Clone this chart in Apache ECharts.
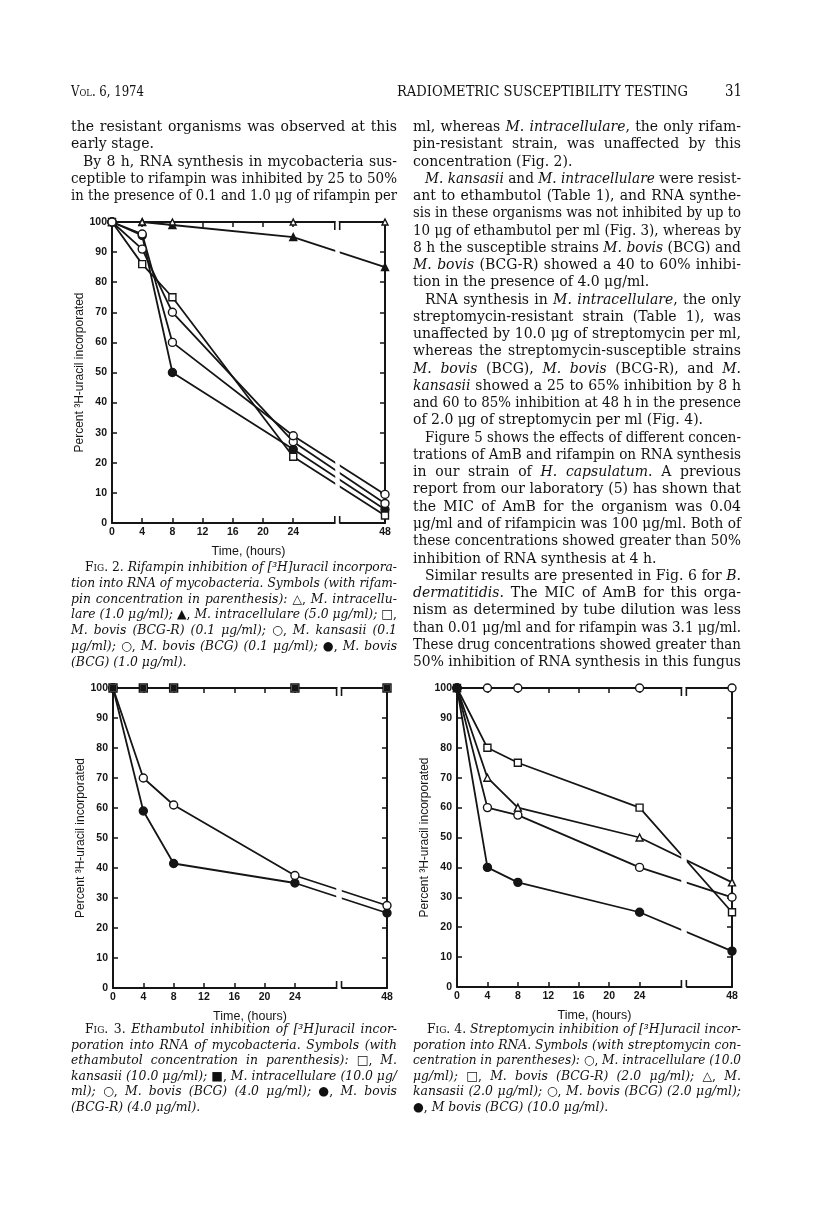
<!DOCTYPE html>
<html>
<head>
<meta charset="utf-8">
<script src="https://cdn.jsdelivr.net/npm/echarts@6.0.0/dist/echarts.min.js"></script>
<style>
html, body { margin: 0; padding: 0; background: #fff; }
#page { position: relative; width: 816px; height: 1230px; overflow: hidden; background: #fff; }
#chart { position: absolute; left: 0; top: 0; width: 816px; height: 1230px; }
.ln { position: absolute; white-space: nowrap; color: #111; font-family: "DejaVu Serif", "Liberation Serif", serif; }
.ln > span { display: inline-block; transform-origin: 0 50%; }
.body { font-size: 14px; line-height: 18px; }
.cap { font-size: 12.4px; line-height: 16px; }
.sc { font-variant: small-caps; }
</style>
</head>
<body>
<div id="page">
  <div id="chart"></div>
</div>
<script>
// ---- data ----
const times = [0, 4, 8, 24, 48];
const xLabelHours = [0, 4, 8, 12, 16, 20, 24, 48];
const xTickHours = [0, 4, 8, 12, 16, 20, 24];

// Fig. 2 rifampin
const f2IntraLow = [100, 100, 100, 100, 100];   // triangle open, 1.0
const f2IntraHigh = [100, 100, 99, 95, 85];     // triangle filled, 5.0
const f2BovisR = [100, 86, 75, 22, 2.5];        // square, 0.1
const f2Kansasii = [100, 91, 70, 27, 6.5];      // circle open, 0.1
const f2BovisLow = [100, 96, 60, 29, 9.5];      // circle open, 0.1
const f2BovisHigh = [100, 95.5, 50, 24.5, 4.5]; // circle filled, 1.0

// Fig. 3 ethambutol
const f3Kansasii = [100, 100, 100, 100, 100];   // square open
const f3Intra = [100, 100, 100, 100, 100];      // square filled
const f3Bovis = [100, 70, 61, 37.5, 27.5];      // circle open
const f3BovisR = [100, 59, 41.5, 35, 25];       // circle filled

// Fig. 4 streptomycin
const f4Intra = [100, 100, 100, 100, 100];      // circle open
const f4BovisR = [100, 80, 75, 60, 25];         // square open
const f4Kansasii = [100, 70, 60, 50, 35];       // triangle open
const f4Bovis = [100, 60, 57.5, 40, 30];        // circle open
const f4BovisHigh = [100, 40, 35, 25, 12];      // circle filled

const breakFrom = 29.5;
const breakTo = 42;
const INK = '#151515';
const LABEL_FONT = '"Liberation Sans", "DejaVu Sans", sans-serif';

const grids = [
  { left: 112, top: 222, width: 273, height: 301 },
  { left: 113, top: 688, width: 274, height: 300 },
  { left: 457, top: 688, width: 275, height: 299 }
];

function xAxes(g) {
  const base = {
    type: 'value',
    gridIndex: g,
    min: 0,
    max: 48,
    breaks: [{ start: breakFrom, end: breakTo, gap: '1.8%' }],
    breakArea: {
      show: true,
      zigzagAmplitude: 0,
      zigzagZ: 100,
      expandOnClick: false,
      itemStyle: { color: '#fff', borderWidth: 0, opacity: 1 }
    },
    axisLine: { show: true, onZero: false, lineStyle: { color: INK, width: 2 } },
    axisTick: { show: true, inside: true, length: 5, customValues: xTickHours, lineStyle: { color: INK, width: 1.5 } },
    splitLine: { show: false }
  };
  return [
    Object.assign({}, base, {
      position: 'bottom',
      name: 'Time, (hours)',
      nameLocation: 'middle',
      nameGap: 22,
      nameTextStyle: { color: INK, fontSize: 12.5, fontFamily: LABEL_FONT },
      axisLabel: { customValues: xLabelHours, margin: 4, color: INK, fontSize: 10.5, fontFamily: LABEL_FONT, fontWeight: 'bold' }
    }),
    Object.assign({}, base, { position: 'top', axisLabel: { show: false } })
  ];
}

function yAxes(g) {
  const base = {
    type: 'value',
    gridIndex: g,
    min: 0,
    max: 100,
    interval: 10,
    axisLine: { show: true, onZero: false, lineStyle: { color: INK, width: 2 } },
    axisTick: { show: true, inside: true, length: 5, lineStyle: { color: INK, width: 1.5 } },
    splitLine: { show: false }
  };
  return [
    Object.assign({}, base, {
      position: 'left',
      name: 'Percent \u00b3H-uracil incorporated',
      nameLocation: 'middle',
      nameGap: 23,
      nameTextStyle: { color: INK, fontSize: 12, fontFamily: LABEL_FONT },
      axisLabel: { margin: 5, color: INK, fontSize: 10.5, fontFamily: LABEL_FONT, fontWeight: 'bold' }
    }),
    Object.assign({}, base, { position: 'right', axisLabel: { show: false } })
  ];
}

function line(g, values, symbol, filled, size) {
  return {
    type: 'line',
    xAxisIndex: 2 * g,
    yAxisIndex: 2 * g,
    data: times.map((t, i) => [t, values[i]]),
    symbol: symbol,
    symbolSize: size,
    showAllSymbol: true,
    clip: false,
    z: 3,
    lineStyle: { color: INK, width: 1.8 },
    itemStyle: { color: filled ? INK : '#fff', borderColor: INK, borderWidth: 1.4 },
    emphasis: { disabled: true }
  };
}

const chart = echarts.init(document.getElementById('chart'), null, { renderer: 'canvas' });

chart.setOption({
  animation: false,
  textStyle: { fontFamily: LABEL_FONT },
  grid: grids,
  xAxis: [].concat(xAxes(0), xAxes(1), xAxes(2)),
  yAxis: [].concat(yAxes(0), yAxes(1), yAxes(2)),
  series: [
    line(0, f2IntraHigh, 'triangle', true, 7),
    line(0, f2IntraLow, 'triangle', false, 6),
    line(0, f2BovisHigh, 'circle', true, 8),
    line(0, f2BovisR, 'rect', false, 7),
    line(0, f2Kansasii, 'circle', false, 8),
    line(0, f2BovisLow, 'circle', false, 8),

    line(1, f3BovisR, 'circle', true, 8),
    line(1, f3Bovis, 'circle', false, 8),
    line(1, f3Kansasii, 'rect', false, 8),
    line(1, f3Intra, 'rect', true, 5),

    line(2, f4Intra, 'circle', false, 8),
    line(2, f4Bovis, 'circle', false, 8),
    line(2, f4Kansasii, 'triangle', false, 7),
    line(2, f4BovisR, 'rect', false, 7),
    line(2, f4BovisHigh, 'circle', true, 8)
  ]
});

// hooks drawn at the ends of each broken frame line
const deco = [];
grids.forEach((gr, g) => {
  const finder = { xAxisIndex: 2 * g, yAxisIndex: 2 * g };
  const p0 = chart.convertToPixel(finder, [breakFrom, 100]);
  const p1 = chart.convertToPixel(finder, [breakTo, 0]);
  const top = p0[1], bottom = p1[1];
  const xa = p0[0], xb = p1[0];
  deco.push({ type: 'rect', z: 200, shape: { x: xa + 1, y: top - 3, width: xb - xa - 2, height: 6 }, style: { fill: '#fff' } });
  deco.push({ type: 'rect', z: 200, shape: { x: xa + 1, y: bottom - 3, width: xb - xa - 2, height: 6 }, style: { fill: '#fff' } });
  [[xa, top, top + 8], [xb, top, top + 8], [xa, bottom, bottom - 7], [xb, bottom, bottom - 7]].forEach(h => {
    deco.push({ type: 'line', z: 201, shape: { x1: h[0], y1: h[1], x2: h[0], y2: h[2] }, style: { stroke: INK, lineWidth: 1.6 } });
  });
});
chart.setOption({ graphic: deco });

// ---- page text ----
const page = document.getElementById('page');

// mode: 'j' justify to width, 'l' left (shrink only if too long), 'f' fit exactly
function place(x, y, w, html, cls, mode, indent) {
  const d = document.createElement('div');
  d.className = 'ln ' + cls;
  d.style.left = (x + (indent || 0)) + 'px';
  const half = cls === 'cap' ? 9 : 10;
  d.style.top = (y - half) + 'px';
  const s = document.createElement('span');
  s.innerHTML = html;
  d.appendChild(s);
  page.appendChild(d);
  const room = w - (indent || 0);
  const nat = s.getBoundingClientRect().width;
  const gaps = (s.textContent.match(/ /g) || []).length;
  if (nat > room || mode === 'f') {
    s.style.transform = 'scaleX(' + (room / nat) + ')';
  } else if (mode === 'j' && gaps) {
    s.style.wordSpacing = ((room - nat) / gaps) + 'px';
  }
}

// running head
place(71, 92, 73, 'V<span class="sc">ol</span>. 6, 1974', 'body', 'f');
place(397, 92, 291, 'RADIOMETRIC SUSCEPTIBILITY TESTING', 'body', 'f');
place(725, 92, 17, '<span style="font-size:16px">31</span>', 'body', 'f');

const LSTEP = 17.26;
const leftBody = [
  ['the resistant organisms was observed at this', 'j', 0],
  ['early stage.', 'l', 0],
  ['By 8 h, RNA synthesis in mycobacteria sus-', 'j', 12],
  ['ceptible to rifampin was inhibited by 25 to 50%', 'j', 0],
  ['in the presence of 0.1 and 1.0 \u03bcg of rifampin per', 'j', 0]
];
leftBody.forEach((r, i) => place(71, 127 + i * LSTEP, 326, r[0], 'body', r[1], r[2]));

const rightBody = [
  ['ml, whereas <i>M. intracellulare</i>, the only rifam-', 'j', 0],
  ['pin-resistant strain, was unaffected by this', 'j', 0],
  ['concentration (Fig. 2).', 'l', 0],
  ['<i>M. kansasii</i> and <i>M. intracellulare</i> were resist-', 'j', 12],
  ['ant to ethambutol (Table 1), and RNA synthe-', 'j', 0],
  ['sis in these organisms was not inhibited by up to', 'j', 0],
  ['10 \u03bcg of ethambutol per ml (Fig. 3), whereas by', 'j', 0],
  ['8 h the susceptible strains <i>M. bovis</i> (BCG) and', 'j', 0],
  ['<i>M. bovis</i> (BCG-R) showed a 40 to 60% inhibi-', 'j', 0],
  ['tion in the presence of 4.0 \u03bcg/ml.', 'l', 0],
  ['RNA synthesis in <i>M. intracellulare</i>, the only', 'j', 12],
  ['streptomycin-resistant strain (Table 1), was', 'j', 0],
  ['unaffected by 10.0 \u03bcg of streptomycin per ml,', 'j', 0],
  ['whereas the streptomycin-susceptible strains', 'j', 0],
  ['<i>M. bovis</i> (BCG), <i>M. bovis</i> (BCG-R), and <i>M.</i>', 'j', 0],
  ['<i>kansasii</i> showed a 25 to 65% inhibition by 8 h', 'j', 0],
  ['and 60 to 85% inhibition at 48 h in the presence', 'j', 0],
  ['of 2.0 \u03bcg of streptomycin per ml (Fig. 4).', 'l', 0],
  ['Figure 5 shows the effects of different concen-', 'j', 12],
  ['trations of AmB and rifampin on RNA synthesis', 'j', 0],
  ['in our strain of <i>H. capsulatum</i>. A previous', 'j', 0],
  ['report from our laboratory (5) has shown that', 'j', 0],
  ['the MIC of AmB for the organism was 0.04', 'j', 0],
  ['\u03bcg/ml and of rifampicin was 100 \u03bcg/ml. Both of', 'j', 0],
  ['these concentrations showed greater than 50%', 'j', 0],
  ['inhibition of RNA synthesis at 4 h.', 'l', 0],
  ['Similar results are presented in Fig. 6 for <i>B.</i>', 'j', 12],
  ['<i>dermatitidis</i>. The MIC of AmB for this orga-', 'j', 0],
  ['nism as determined by tube dilution was less', 'j', 0],
  ['than 0.01 \u03bcg/ml and for rifampin was 3.1 \u03bcg/ml.', 'j', 0],
  ['These drug concentrations showed greater than', 'j', 0],
  ['50% inhibition of RNA synthesis in this fungus', 'j', 0]
];
rightBody.forEach((r, i) => place(413, 127 + i * LSTEP, 328, r[0], 'body', r[1], r[2]));

const CSTEP = 15.8;
const cap2 = [
  ['<span class="sc">Fig.</span> 2. <i>Rifampin inhibition of [\u00b3H]uracil incorpora-</i>', 'j', 14],
  ['<i>tion into RNA of mycobacteria. Symbols (with rifam-</i>', 'j', 0],
  ['<i>pin concentration in parenthesis):</i> \u25b3, <i>M. intracellu-</i>', 'j', 0],
  ['<i>lare (1.0 \u03bcg/ml);</i> \u25b2, <i>M. intracellulare (5.0 \u03bcg/ml);</i> \u25a1,', 'j', 0],
  ['<i>M. bovis (BCG-R) (0.1 \u03bcg/ml);</i> \u25cb, <i>M. kansasii (0.1</i>', 'j', 0],
  ['<i>\u03bcg/ml);</i> \u25cb, <i>M. bovis (BCG) (0.1 \u03bcg/ml);</i> \u25cf, <i>M. bovis</i>', 'j', 0],
  ['<i>(BCG) (1.0 \u03bcg/ml).</i>', 'l', 0]
];
cap2.forEach((r, i) => place(71, 568 + i * CSTEP, 326, r[0], 'cap', r[1], r[2]));

const cap3 = [
  ['<span class="sc">Fig.</span> 3. <i>Ethambutol inhibition of [\u00b3H]uracil incor-</i>', 'j', 14],
  ['<i>poration into RNA of mycobacteria. Symbols (with</i>', 'j', 0],
  ['<i>ethambutol concentration in parenthesis):</i> \u25a1, <i>M.</i>', 'j', 0],
  ['<i>kansasii (10.0 \u03bcg/ml);</i> \u25a0, <i>M. intracellulare (10.0 \u03bcg/</i>', 'j', 0],
  ['<i>ml);</i> \u25cb, <i>M. bovis (BCG) (4.0 \u03bcg/ml);</i> \u25cf, <i>M. bovis</i>', 'j', 0],
  ['<i>(BCG-R) (4.0 \u03bcg/ml).</i>', 'l', 0]
];
cap3.forEach((r, i) => place(71, 1030 + i * 15.6, 326, r[0], 'cap', r[1], r[2]));

const cap4 = [
  ['<span class="sc">Fig.</span> 4. <i>Streptomycin inhibition of [\u00b3H]uracil incor-</i>', 'j', 14],
  ['<i>poration into RNA. Symbols (with streptomycin con-</i>', 'j', 0],
  ['<i>centration in parentheses):</i> \u25cb, <i>M. intracellulare (10.0</i>', 'j', 0],
  ['<i>\u03bcg/ml);</i> \u25a1, <i>M. bovis (BCG-R) (2.0 \u03bcg/ml);</i> \u25b3, <i>M.</i>', 'j', 0],
  ['<i>kansasii (2.0 \u03bcg/ml);</i> \u25cb, <i>M. bovis (BCG) (2.0 \u03bcg/ml);</i>', 'j', 0],
  ['\u25cf, <i>M bovis (BCG) (10.0 \u03bcg/ml).</i>', 'l', 0]
];
cap4.forEach((r, i) => place(413, 1030 + i * 15.6, 328, r[0], 'cap', r[1], r[2]));
</script>
</body>
</html>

STATED PROBLEM - Lines containing the string "this" should be counted; reply with their number and nothing more.

RESPONSE BELOW - 5